I was alternating between totally enjoying it and totally marvelling at how much I was enjoying it. You know, when you mentally step out of the movie for an instant and realize you've been sitting there with your mouth agape for the last twenty minutes? I was doing a lot of that.
I wonder whether it's going to hit everyone the same way it hit me. I doubt it. I especially wonder if it's going to work as well for those teenage boys adventure movies are supposed to be geared toward. I think you have to be a certain age to really get what's so marvellous about this. Timing is truly everything.
I'm 37. I was too young to really take note of any sort of feminist revolution -- but I was young enough to take advantage of its benefits. Which is to say that although I was never burning bras, I was also never told that I wasn't supposed to be good in math. I grew up taking for granted gender equality. But I also grew up understanding that it required a certain level of vigilance -- and that certain female stereotypes had to be avoided, so they would not be reinforced.
I grew up watching Murphy Brown and Designing Women. My formative movie years were spent watching Karen Allen keep up with Harrison Ford in Raiders of the Lost Ark. People of my generation came to expect women in adventure movies to be like Ripley in Alien. We hated the thought of "heroines" who simply screamed their way through movies needing to be rescued by men. Hey, Julia Roberts spelled it all out in Pretty Woman -- "She rescues him right back."
And even if we never actually saw the original King Kong, we knew that Fay Wray epitomized everything about that old stereotype that we hated. I mean really. She's tied up in classic "virgin sacrifice" pose, and the story is all about her being just so beautiful she captivates the monster. Hell, my generation even had that 1976 version with Jessica Lange, in which they went out of their way to make her something more than a pretty blonde doll who screamed a lot. (She called Kong a "chauvinist pig ape," which -- besides telling you something about the quality of the writing -- also shows exactly how far moviemakers were willing to go to cater to the feminist ideal.)

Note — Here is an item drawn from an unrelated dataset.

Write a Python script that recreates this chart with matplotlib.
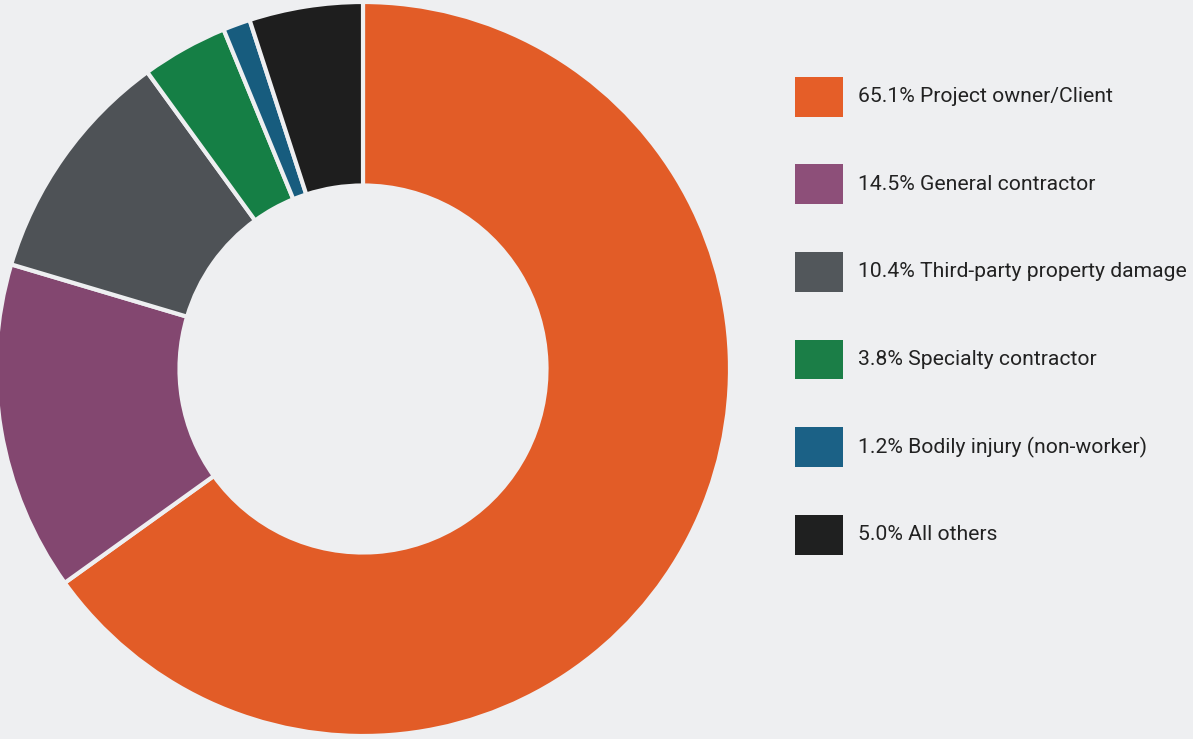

And what is so absolutely marvellous about Peter Jackson's current remake is that it's a film that unabashedly honors its source material -- and if that means Naomi Watts has to spend every single one of its 187 minutes not wearing sensible shoes, so be it. "It's 2005," the movie says, "if everyone is comfortable enough with gender equality that we can have a gay cowboy movie showing on the next screen over, do you think we can stop being so concerned about the image of on-screen women for a few hours that we can all just enjoy a good old-fashioned damsel-in-distress picture?"
Apparently, we can. And Jackson has realized that it's about damn time that we do -- because there's a whole generation of us who never actually have. Sure, this movie is a remake, with a new script and some really spiffy effects. But it doesn't apologize for the 1933-ness of its gender roles; it downright revels in how much fun it is to sit on the edge of your seat, knowing that if the hero doesn't get out there and save his lady, she just isn't going to be saved.
And I freely admit that it is fun -- and I'm a little surprised that I never actually noticed that before.
2 comments:
I can't wait to take Trevor to see that movie. I agree with the issue over gender roles (I'm 38 btw). If the movie was set in 2000's then you would expect the roles to be different than it as is, being set in 1933.
Chris
http://inanethoughtsandinsaneramblings.blogspot.com/
http://www.bigoven.com/~swibirun
I loved it. It was just a marvel that it all looked so believable. I just put all political correctness aside.